High Plank Your Way into the New Year
With the dawn of a new year upon us, many are rushing to set goals, deciding which latest training program, regimen, or diet is best. Chances are, if you are like me, you might have a tendency to over complicate things. So, let’s combat our inclinations and stick to fundamentals. After all, developing strong fundamentals helps us to build a strong foundation upon which to build, and the good news is…you can implement this exercise virtually anywhere.
The high plank can be found in many training routines, and is a staple in Vinyasa and Ashtanga yoga. While the high plank may not be held for a long duration, a solid high plank is the first step to chaturanga dandasana (4 limbed-staff pose), also known as the tricep pushup, common in most vinyasa flows.
A strong plank is imperative for a proper, effective chatarunga. If you have weak shoulders or poor shoulder alignment, the following steps can be done while in a forearm plank.
Start in a table-top position. Bring shoulders over the wrists, while keeping the all portions of the hands down on your mat. Step both legs back into a plank position.
This is where you do your personal inventory of shoulders, elbows, and wrists. If sharp pain is happening in those joints, now is the time to get on your forearms (shoulders over elbows).

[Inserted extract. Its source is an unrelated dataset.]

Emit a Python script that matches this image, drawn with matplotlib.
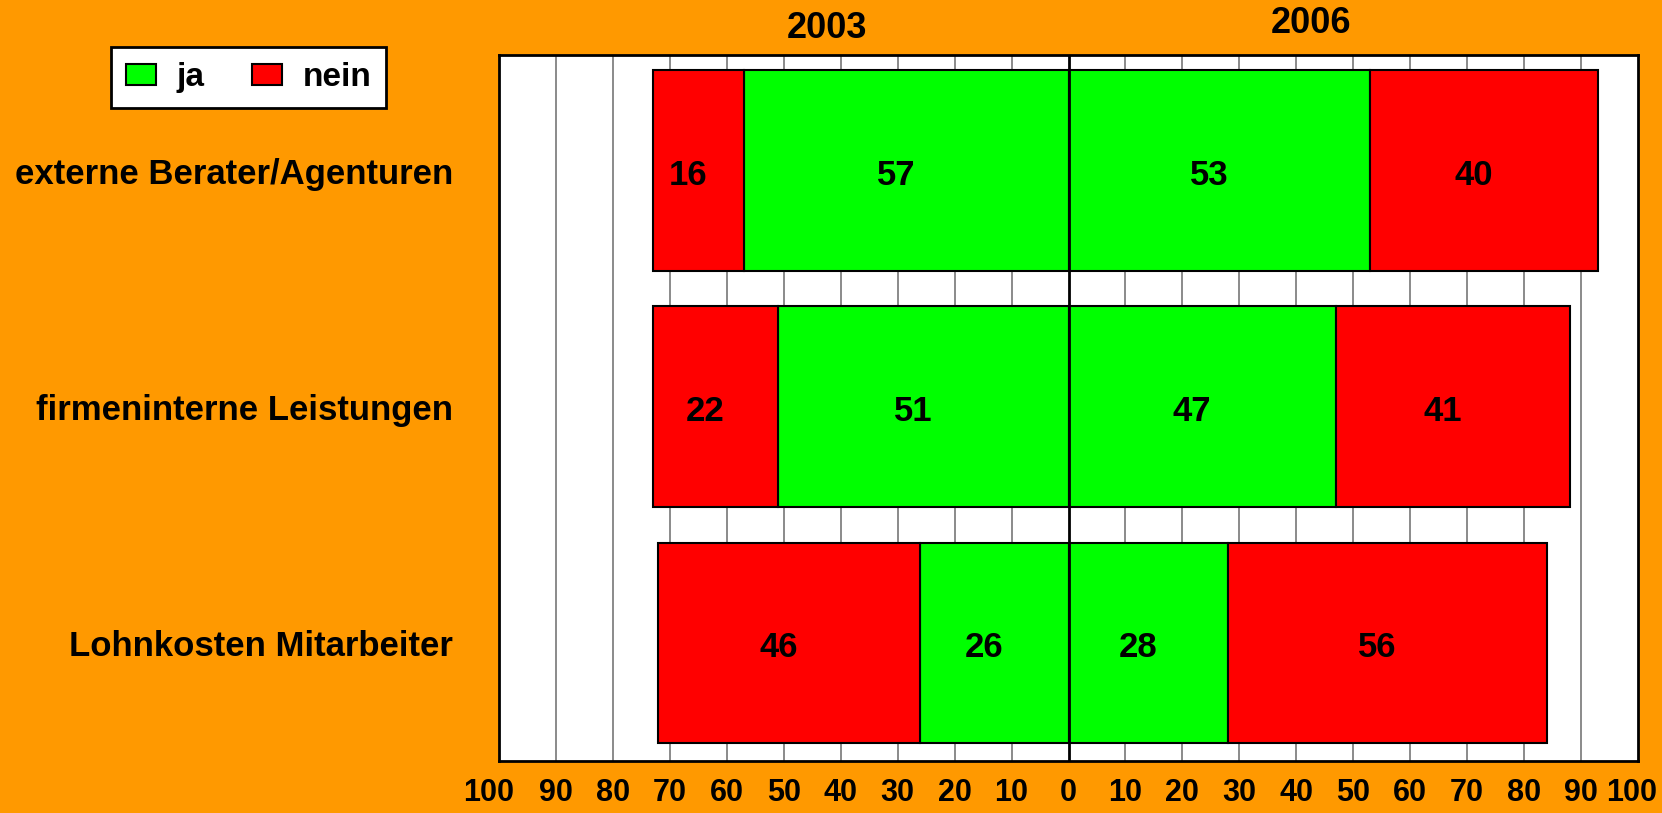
import matplotlib
matplotlib.use("Agg")
import matplotlib.pyplot as plt
from matplotlib.patches import Patch
import numpy as np

# daten aus der grafik
categories = ['externe Berater/Agenturen', 'firmeninterne Leistungen', 'Lohnkosten Mitarbeiter']
ja_2003 = [57, 51, 26]
nein_2003 = [16, 22, 46]
ja_2006 = [53, 47, 28]
nein_2006 = [40, 41, 56]
years = ['2003', '2006']
tick_values = list(range(-100, 101, 10))

ORANGE = '#FF9900'
GREEN = '#00FF00'
RED = '#FF0000'

plt.rcParams['font.family'] = ['Liberation Sans', 'DejaVu Sans']
plt.rcParams['font.weight'] = 'bold'

fig = plt.figure(figsize=(16.62, 8.13), dpi=100, facecolor=ORANGE)
ax = fig.add_axes([499 / 1662, 1 - 761 / 813, (1638 - 499) / 1662, (761 - 55) / 813])
ax.set_facecolor('white')

y = np.arange(len(categories))
h = 0.85
ja3 = np.array(ja_2003)
ne3 = np.array(nein_2003)
ja6 = np.array(ja_2006)
ne6 = np.array(nein_2006)

kw = dict(height=h, edgecolor='black', linewidth=1.5, zorder=3)
ax.barh(y, -ja3, color=GREEN, **kw)
ax.barh(y, -ne3, left=-ja3, color=RED, **kw)
ax.barh(y, ja6, color=GREEN, **kw)
ax.barh(y, ne6, left=ja6, color=RED, **kw)

vfs = 25
dx, dy = -1.8, 0.02  # beschriftung leicht versetzt wie im original
for i in range(len(categories)):
    for xc, val in [(-ja3[i] / 2, ja3[i]), (-ja3[i] - ne3[i] / 2, ne3[i]),
                    (ja6[i] / 2, ja6[i]), (ja6[i] + ne6[i] / 2, ne6[i])]:
        ax.text(xc + dx, y[i] + dy, str(val), ha='center', va='center',
                fontsize=vfs, fontweight='bold', zorder=4)

ax.set_xlim(-100, 100)
ax.set_ylim(2.5, -0.49)

# gitterlinien
for v in tick_values[1:-1]:
    if v == 0:
        ax.axvline(0, color='black', linewidth=2, zorder=5)
    else:
        ax.axvline(v, color='#777777', linewidth=1.2, zorder=1)

# x-beschriftung als text, damit die randlabels nach innen rutschen koennen
ax.set_xticks([])
xt = ax.get_xaxis_transform()
for v in tick_values:
    xpos = v
    if v == -100:
        xpos = -101.8
    elif v == 100:
        xpos = 98.8
    ax.text(xpos, -0.0236, str(abs(v)), transform=xt, ha='center', va='top',
            fontsize=22, fontweight='bold', clip_on=False)

ax.set_yticks(y)
ax.set_yticklabels(categories, fontsize=25, fontweight='bold')
ax.tick_params(axis='y', length=0, pad=33)

for s in ax.spines.values():
    s.set_linewidth(2)
    s.set_color('black')

ax.text(-42.5, 1.0234, years[0], transform=xt, ha='center', va='baseline', fontsize=26, fontweight='bold')
ax.text(42.5, 1.031, years[1], transform=xt, ha='center', va='baseline', fontsize=26, fontweight='bold')

handles = [Patch(facecolor=GREEN, edgecolor='black', linewidth=1.5, label='ja'),
           Patch(facecolor=RED, edgecolor='black', linewidth=1.5, label='nein')]
leg = fig.legend(handles=handles, loc='upper left', bbox_to_anchor=(111 / 1662, 1 - 47 / 813),
                 ncol=2, fontsize=24, frameon=True, fancybox=False, borderaxespad=0,
                 handlelength=0.9, handleheight=0.6, columnspacing=1.45, handletextpad=0.6,
                 borderpad=0.45, framealpha=1)
leg.get_frame().set_facecolor('white')
leg.get_frame().set_edgecolor('black')
leg.get_frame().set_linewidth(2)
for t in leg.get_texts():
    t.set_fontweight('bold')

fig.savefig('out.png', dpi=100, facecolor=ORANGE)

If you have a mirror available, check your hips and make sure they are in line with your upper body. Keep that form and bring your neck back to its neutral state, aligned with your spine.
Without putting all your weight in your lower body, engage your legs. Distribute your weight evenly from your heels to the crown of the head.
Hold for 30 seconds to one minute depending on your medical history and skill level. To release, slowly drop your knees to the ground.
Your physical regimen is a practice. Your strength may vary from one day to the next. Embrace where you are physically, enjoy the journey, and listen to your body.